A FEW years ago Rockydirector Sylvester Stallone spent months shadowing the Formula One circus in the hope that the sport would provide the material from which he could construct a summer blockbuster.
Something like Rockyperhaps, in which a kid from the wrong side of the tracks overcomes obstacles and ultimately triumphs over adversity.
The machine-like era of Schumacher didn't offer much material, so Stallone retreated to the US to make the thoroughly awful Champ Car movie Driven. Maybe he should have stuck around a bit longer.
Last weekend in Australia Brawn GP delivered a story straight out of the Rockyschool of scriptwriting. Take a team on its knees, add two drivers cast aside by an unforgiving sport, mix with a sprinkling of engineering cleverness and wait for the sparks to fly.
Six weeks before the start of the season, no-one was giving Brawn a prayer. Honda had walked out on the 700-strong workforce, the credit crunch spooking the manufacturer into bolting from a sport into which it had ploughed something in the region of €170m during the 2008 season.
Deep into February and the search for a buyer for the team was proving fruitless.
It was left to the management to effect a buy-out – the least and least appealing of all the options. The patronage of billionaires bestows some level of security, the ownership of engineers and F1 politicos does not.

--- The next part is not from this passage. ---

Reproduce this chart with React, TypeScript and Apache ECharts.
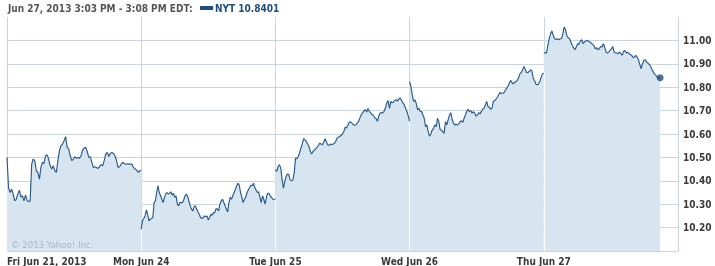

So when Brawn arrived at their first pre-season test in Barcelona just two weeks before the trek to Australia there was little hope that the team would do more than trawl around at the rear of the field.
So when Jenson Button and Rubens Barrichello, two drivers written off by many, set blistering times and sent the old order of McLaren and Ferrari plummeting down the timesheets, the seeds of a remarkable story were sown.
In Melbourne they blossomed. Button and Barichello locked out the front row in qualifying, with no other car on the grid coming close to matching their times. And in the race Button was imperious, leading from lights to flag. Not even a catalogue of race mishaps for Barrichello could upset the script.
He stalled on the grid, got involved in not one, but two collisions and still managed to claim second, after Red Bull Racing’s Sebastian Vettel and BMW-Sauber’s Robert Kubica crashed out three laps from home.
It was the first one-two for a debutant team in 55 years. Sports stories don’t come more Lazarus-like.
But what happens now? Is this the first chapter in a season-long fairytale or is it, like so many sporting comebacks just a single bright spike on an otherwise downward trajectory.
Team owner Ross Brawn is hopeful. “It is just the beginning for us, but it wasn’t a perfect race by any means, so we will learn from today and continue to improve,” he said in the aftermath of the race.
That development will cost and at the moment funds are thin on the ground. Almost as soon as the race victory was scored the team announced that it would soon shed some 270 staff from its workforce of 700.
It was different message to that of Saturday morning in Melbourne when Virgin boss Richard Branson had flown in to announce a major sponsorship deal. That had seemed like the great escape, Branson arriving like the piece’s fairy godmother, to bestow good fortune and wishes on the new outfit.
The truth is that the deal is more limited. Rumours are pegging Virgin’s involvement at £250,000 per race – a relatively small sum for Formula One.
Branson offered a ray of hope in the glow of victory.
“It’s a case of watch this space, I think,” he said after the win. “Theyve certainly got me addicted so it’d be a good time to sit me down and have a word about upping my interest.”
Brawn is a wily campaigner, haven taken Michael Schumacher to seven titles with Ferrari and also having won titles with Benetton, when that team was a small fish in the F1 shark pool.
Future success, though, requires money. The strength of the current Brawn GP car is borne of Honda’s €170 million 2008 investment. Those are resources the team no longer possesses. Virgin’s confidence and a new team could entice others but while the short-term outlook looks bright, the deeper into the season Brawn goes, the murkier the outlook. The first chapter has seen a happy ending but in true Hollywood fashion the sequel is likely to be darker and altogether more uncertain.